● **Written exercise**: Write out the listing below in full and exactly, leaving out every picture.

========

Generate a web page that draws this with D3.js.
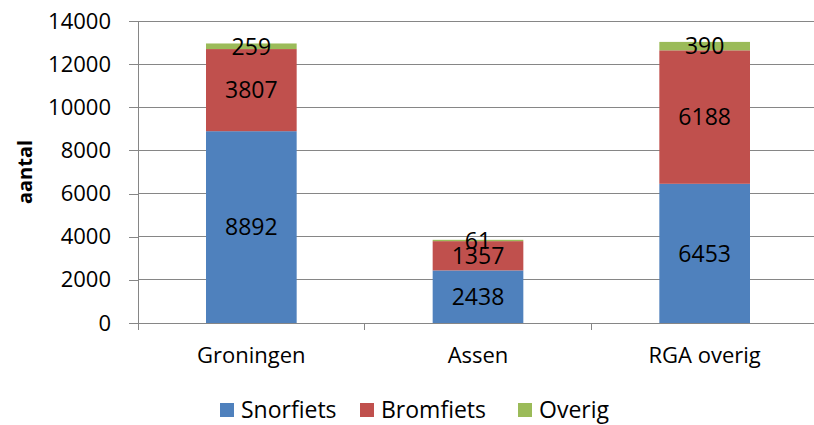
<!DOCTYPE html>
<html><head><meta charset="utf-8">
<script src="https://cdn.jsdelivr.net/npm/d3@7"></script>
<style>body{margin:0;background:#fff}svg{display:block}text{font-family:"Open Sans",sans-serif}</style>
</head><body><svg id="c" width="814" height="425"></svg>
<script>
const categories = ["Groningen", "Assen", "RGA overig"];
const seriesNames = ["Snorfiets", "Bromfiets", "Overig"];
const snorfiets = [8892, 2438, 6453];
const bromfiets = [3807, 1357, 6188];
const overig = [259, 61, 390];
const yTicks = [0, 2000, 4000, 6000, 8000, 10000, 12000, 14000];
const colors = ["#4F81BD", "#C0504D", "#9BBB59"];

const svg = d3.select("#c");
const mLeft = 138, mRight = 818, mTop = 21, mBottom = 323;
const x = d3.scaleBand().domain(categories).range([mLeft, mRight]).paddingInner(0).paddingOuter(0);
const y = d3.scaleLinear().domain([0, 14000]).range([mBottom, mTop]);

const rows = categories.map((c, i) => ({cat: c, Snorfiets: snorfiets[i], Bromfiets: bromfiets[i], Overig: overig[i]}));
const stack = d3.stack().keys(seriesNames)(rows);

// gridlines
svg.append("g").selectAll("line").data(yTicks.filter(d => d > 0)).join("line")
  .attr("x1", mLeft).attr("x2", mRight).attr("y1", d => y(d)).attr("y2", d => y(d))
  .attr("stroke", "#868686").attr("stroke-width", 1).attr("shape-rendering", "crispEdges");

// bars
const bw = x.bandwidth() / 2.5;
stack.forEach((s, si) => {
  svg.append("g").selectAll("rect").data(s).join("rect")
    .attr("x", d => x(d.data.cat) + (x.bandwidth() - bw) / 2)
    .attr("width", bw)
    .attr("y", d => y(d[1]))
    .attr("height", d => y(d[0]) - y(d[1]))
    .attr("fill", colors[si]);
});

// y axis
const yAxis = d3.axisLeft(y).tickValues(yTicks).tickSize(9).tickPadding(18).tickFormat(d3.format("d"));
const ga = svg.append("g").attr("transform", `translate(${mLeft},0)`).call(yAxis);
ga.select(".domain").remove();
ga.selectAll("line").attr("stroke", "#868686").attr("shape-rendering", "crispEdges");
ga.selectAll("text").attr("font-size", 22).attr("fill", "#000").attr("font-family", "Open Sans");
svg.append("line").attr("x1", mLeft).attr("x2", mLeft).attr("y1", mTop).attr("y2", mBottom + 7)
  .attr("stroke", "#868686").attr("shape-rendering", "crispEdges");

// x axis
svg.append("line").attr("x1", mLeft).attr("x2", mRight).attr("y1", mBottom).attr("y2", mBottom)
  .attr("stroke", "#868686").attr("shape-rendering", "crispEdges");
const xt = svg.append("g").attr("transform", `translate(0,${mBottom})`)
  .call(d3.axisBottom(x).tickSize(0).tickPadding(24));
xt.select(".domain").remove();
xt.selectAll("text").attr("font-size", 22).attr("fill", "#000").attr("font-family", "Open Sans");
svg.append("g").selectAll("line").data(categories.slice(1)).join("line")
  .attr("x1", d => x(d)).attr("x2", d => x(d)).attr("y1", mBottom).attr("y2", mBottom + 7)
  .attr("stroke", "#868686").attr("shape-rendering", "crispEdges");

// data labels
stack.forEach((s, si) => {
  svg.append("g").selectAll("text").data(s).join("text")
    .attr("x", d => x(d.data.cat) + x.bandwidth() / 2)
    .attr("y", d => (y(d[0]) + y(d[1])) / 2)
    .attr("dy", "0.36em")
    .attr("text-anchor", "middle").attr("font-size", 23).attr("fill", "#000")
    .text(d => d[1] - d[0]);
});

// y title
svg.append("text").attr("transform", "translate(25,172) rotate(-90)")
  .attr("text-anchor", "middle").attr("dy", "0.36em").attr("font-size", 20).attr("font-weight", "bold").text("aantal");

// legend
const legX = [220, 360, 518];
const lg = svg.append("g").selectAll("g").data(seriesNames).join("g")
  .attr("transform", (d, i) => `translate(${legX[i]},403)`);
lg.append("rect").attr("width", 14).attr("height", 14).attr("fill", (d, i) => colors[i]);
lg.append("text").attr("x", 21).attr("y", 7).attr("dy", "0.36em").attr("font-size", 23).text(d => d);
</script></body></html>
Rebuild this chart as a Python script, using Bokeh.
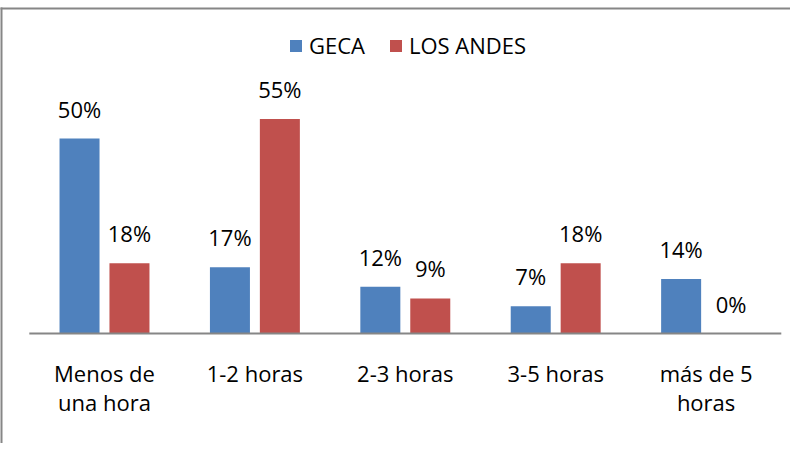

========

● **Full solution**:
Generate a web page that draws this with D3.js.
<!DOCTYPE html>
<html><head><meta charset="utf-8">
<script src="https://cdn.jsdelivr.net/npm/d3@7"></script>
<style>body{margin:0;background:#fff}svg{display:block}text{font-family:"Open Sans",sans-serif}</style>
</head><body><svg id="c" width="814" height="425"></svg>
<script>
const categories = ["Groningen", "Assen", "RGA overig"];
const seriesNames = ["Snorfiets", "Bromfiets", "Overig"];
const snorfiets = [8892, 2438, 6453];
const bromfiets = [3807, 1357, 6188];
const overig = [259, 61, 390];
const yTicks = [0, 2000, 4000, 6000, 8000, 10000, 12000, 14000];
const colors = ["#4F81BD", "#C0504D", "#9BBB59"];

const svg = d3.select("#c");
const mLeft = 138, mRight = 818, mTop = 21, mBottom = 323;
const x = d3.scaleBand().domain(categories).range([mLeft, mRight]).paddingInner(0).paddingOuter(0);
const y = d3.scaleLinear().domain([0, 14000]).range([mBottom, mTop]);

const rows = categories.map((c, i) => ({cat: c, Snorfiets: snorfiets[i], Bromfiets: bromfiets[i], Overig: overig[i]}));
const stack = d3.stack().keys(seriesNames)(rows);

// gridlines
svg.append("g").selectAll("line").data(yTicks.filter(d => d > 0)).join("line")
  .attr("x1", mLeft).attr("x2", mRight).attr("y1", d => y(d)).attr("y2", d => y(d))
  .attr("stroke", "#868686").attr("stroke-width", 1).attr("shape-rendering", "crispEdges");

// bars
const bw = x.bandwidth() / 2.5;
stack.forEach((s, si) => {
  svg.append("g").selectAll("rect").data(s).join("rect")
    .attr("x", d => x(d.data.cat) + (x.bandwidth() - bw) / 2)
    .attr("width", bw)
    .attr("y", d => y(d[1]))
    .attr("height", d => y(d[0]) - y(d[1]))
    .attr("fill", colors[si]);
});

// y axis
const yAxis = d3.axisLeft(y).tickValues(yTicks).tickSize(9).tickPadding(18).tickFormat(d3.format("d"));
const ga = svg.append("g").attr("transform", `translate(${mLeft},0)`).call(yAxis);
ga.select(".domain").remove();
ga.selectAll("line").attr("stroke", "#868686").attr("shape-rendering", "crispEdges");
ga.selectAll("text").attr("font-size", 22).attr("fill", "#000").attr("font-family", "Open Sans");
svg.append("line").attr("x1", mLeft).attr("x2", mLeft).attr("y1", mTop).attr("y2", mBottom + 7)
  .attr("stroke", "#868686").attr("shape-rendering", "crispEdges");

// x axis
svg.append("line").attr("x1", mLeft).attr("x2", mRight).attr("y1", mBottom).attr("y2", mBottom)
  .attr("stroke", "#868686").attr("shape-rendering", "crispEdges");
const xt = svg.append("g").attr("transform", `translate(0,${mBottom})`)
  .call(d3.axisBottom(x).tickSize(0).tickPadding(24));
xt.select(".domain").remove();
xt.selectAll("text").attr("font-size", 22).attr("fill", "#000").attr("font-family", "Open Sans");
svg.append("g").selectAll("line").data(categories.slice(1)).join("line")
  .attr("x1", d => x(d)).attr("x2", d => x(d)).attr("y1", mBottom).attr("y2", mBottom + 7)
  .attr("stroke", "#868686").attr("shape-rendering", "crispEdges");

// data labels
stack.forEach((s, si) => {
  svg.append("g").selectAll("text").data(s).join("text")
    .attr("x", d => x(d.data.cat) + x.bandwidth() / 2)
    .attr("y", d => (y(d[0]) + y(d[1])) / 2)
    .attr("dy", "0.36em")
    .attr("text-anchor", "middle").attr("font-size", 23).attr("fill", "#000")
    .text(d => d[1] - d[0]);
});

// y title
svg.append("text").attr("transform", "translate(25,172) rotate(-90)")
  .attr("text-anchor", "middle").attr("dy", "0.36em").attr("font-size", 20).attr("font-weight", "bold").text("aantal");

// legend
const legX = [220, 360, 518];
const lg = svg.append("g").selectAll("g").data(seriesNames).join("g")
  .attr("transform", (d, i) => `translate(${legX[i]},403)`);
lg.append("rect").attr("width", 14).attr("height", 14).attr("fill", (d, i) => colors[i]);
lg.append("text").attr("x", 21).attr("y", 7).attr("dy", "0.36em").attr("font-size", 23).text(d => d);
</script></body></html>
Rebuild this chart as a Python script, using Bokeh.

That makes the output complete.